New York City Ballet’s recent All Robbins program included Robbins’s comedy/satire The Concert. After the performance, an acquaintance (at his first ballet) remarked that he’d been surprised to see such a piece. He hadn’t expected parody in ballet in the first place, and then he’d expected it to become serious at some point.
But no. This is a ballet that starts by poking fun at concertgoers and ends with the pianist chasing the attendees-turned-butterflies with a butterfly net. Throughout, it laughs at our relationships, our weaknesses, at ballet itself.
It always initially astonishes me when people are surprised at parodical or satirical ballets, but I’ve come to realize that I saw a somewhat unusual collection of ballets as a child. Most notably, I grew up on a steady diet of Peter Anastos works.
By “steady diet,” I really mean an average of one satirical Anastos work every two years (and sometimes more serious Anastos pieces as well) for the first nine years that I watched ballet. That’s not very much, in the end, but the fourth ballet I ever saw (after Nutcracker, Three Musketeers, and Bolero) was Fractured Fairy Tales, co-choreographed by Anastos and Bryan Pitts. Much of it is hilarious, and while some of the humor went over my head, other parts were quite accessible and funny to me as a five year old. The next year I saw Forgotten Memories and Yes Virginia, Another Piano Ballet, and four years after that I saw Table Manners.
By the time I was nine years old, I didn’t find comedic ballet odd at all, even though it doesn’t match popular images of ballet. Parody was just one of the many modes ballet could take, and it was a mode I loved. It’s one I’ve come to love even more as I’ve grown. I appreciate Forgotten Memories and Yes Virginia, Another Piano Ballet a lot more now, having learned more ballet history and having seen some Tudor and piano ballets.
Given my fondness for Anastos, it wasn’t a surprise that I loved the December performances of the company he helped found in the 70s, the Trocks (Les Ballets Trockadero de Monte Carlo). I didn’t write about the Trocks here; I couldn’t figure out quite what to say that would be sensible and not just delighted flailing. And honestly, anything I would have said, Alistair Macauley said better. I loved the Trocks unabashedly, and I would go see any of their performances. They’re good dancers with great appreciation for ballet, and they also laugh at it — at the plot holes, the ridiculous stories, the history of Russian or “Russian” tours, and the interaction of ballet and gender.
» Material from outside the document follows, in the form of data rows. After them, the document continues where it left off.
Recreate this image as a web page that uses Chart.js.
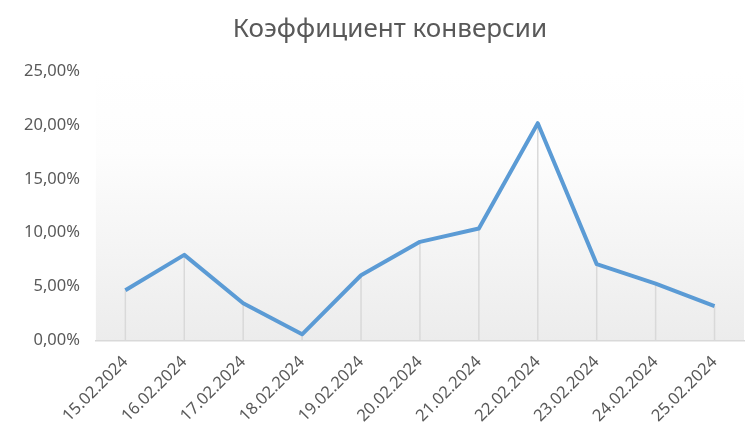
<!DOCTYPE html>
<html>
<head>
<meta charset="utf-8">
<script src="https://cdn.jsdelivr.net/npm/chart.js@4.4.1/dist/chart.umd.min.js"></script>
<style>
  html, body { margin: 0; padding: 0; background: #ffffff; }
  #box { width: 751px; height: 440px; }
</style>
</head>
<body>
<div id="box"><canvas id="chart"></canvas></div>
<script>
const chartTitle = "Коэффициент конверсии";
const dates = [
  "15.02.2024", "16.02.2024", "17.02.2024", "18.02.2024", "19.02.2024", "20.02.2024",
  "21.02.2024", "22.02.2024", "23.02.2024", "24.02.2024", "25.02.2024",
];
const conversion = [4.66, 7.94, 3.44, 0.56, 6.05, 9.15, 10.39, 20.17, 7.08, 5.27, 3.19];
const yTicks = [0, 5, 10, 15, 20, 25];

const textColor = "#595959";
const fontName = "'Noto Sans', 'Open Sans', sans-serif";

// soft grey fade at the bottom of the plot area
const plotBackground = {
  id: "plotBackground",
  beforeDraw(chart) {
    const { ctx, chartArea } = chart;
    const grad = ctx.createLinearGradient(0, chartArea.top, 0, chartArea.bottom);
    grad.addColorStop(0, "#ffffff");
    grad.addColorStop(0.3, "#fdfdfd");
    grad.addColorStop(1, "#ececec");
    ctx.save();
    ctx.fillStyle = grad;
    ctx.fillRect(chartArea.left, chartArea.top, chartArea.right - chartArea.left, chartArea.bottom - chartArea.top);
    ctx.restore();
  },
};

// vertical drop lines from each point down to the axis
const dropLines = {
  id: "dropLines",
  beforeDatasetsDraw(chart) {
    const { ctx } = chart;
    const yBase = chart.scales.y.getPixelForValue(0);
    const meta = chart.getDatasetMeta(0);
    ctx.save();
    ctx.strokeStyle = "#d9d9d9";
    ctx.lineWidth = 1.5;
    meta.data.forEach((pt) => {
      ctx.beginPath();
      ctx.moveTo(pt.x, pt.y);
      ctx.lineTo(pt.x, yBase);
      ctx.stroke();
    });
    ctx.restore();
  },
};

// the original title sits a little right of the canvas centre
const titleNudge = {
  id: "titleNudge",
  afterLayout(chart) {
    if (chart.titleBlock) {
      chart.titleBlock.left += 28;
    }
  },
};

const myChart = new Chart(document.getElementById("chart"), {
  type: "line",
  plugins: [plotBackground, dropLines, titleNudge],
  data: {
    labels: dates,
    datasets: [
      {
        data: conversion,
        borderColor: "#5b9bd5",
        borderWidth: 4,
        pointRadius: 0,
        tension: 0,
        borderJoinStyle: "round",
      },
    ],
  },
  options: {
    responsive: true,
    maintainAspectRatio: false,
    animation: false,
    layout: { padding: { left: 8, right: 7, top: 0, bottom: 2 } },
    plugins: {
      legend: { display: false },
      tooltip: { enabled: false },
      title: {
        display: true,
        text: chartTitle,
        color: textColor,
        font: { family: fontName, size: 26, weight: "normal" },
        padding: { top: 14, bottom: 26 },
      },
    },
    scales: {
      x: {
        offset: true,
        grid: { display: false, drawTicks: false },
        border: { display: true, color: "#d9d9d9", width: 1.5 },
        ticks: {
          color: textColor,
          font: { family: fontName, size: 16.5 },
          minRotation: 45,
          maxRotation: 45,
          padding: 12,
        },
      },
      y: {
        min: 0,
        max: 25,
        afterBuildTicks(scale) {
          scale.ticks = yTicks.map((v) => ({ value: v }));
        },
        grid: { display: false, drawTicks: false },
        border: { display: false },
        ticks: {
          color: textColor,
          font: { family: fontName, size: 16.5 },
          padding: 16,
          callback: (v) => v.toFixed(2).replace(".", ",") + "%",
        },
      },
    },
  },
});
</script>
</body>
</html>
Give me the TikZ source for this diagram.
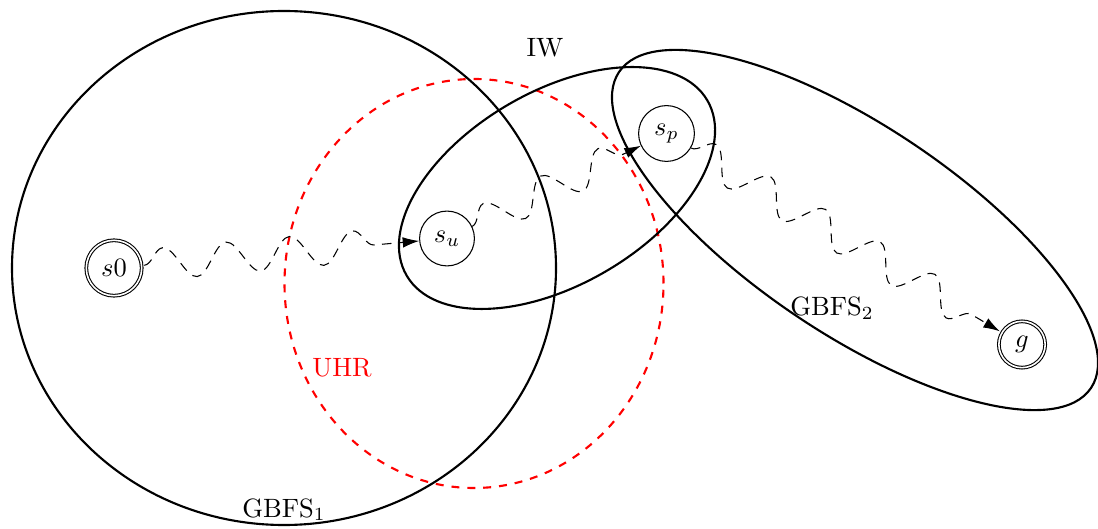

The Concert, Anastos ballets, and the Trocks performances are all satire done with great love. This kind of parody/satire is a rare mode of ballet, but it’s one of the ones that best lets ballet be in conversation with itself and with the rest of the world. It is true, and it is funny, and in many ways it is kind. That’s what I appreciate about it so much.
A couple last related notes: Alexander Ekman’s Cacti is in this vein for contemporary dance. I appreciate it and have friends who list it among their favorite works; I just don’t love it the way I do the pieces I mentioned. And for a written treatment of ballet in this same tone, read the beginning of Meg Howrey’s The Cranes Dance, in which the main character, a soloist at an unnamed-but-clearly-ABT company, narrates the plot of Swan Lake with great honesty.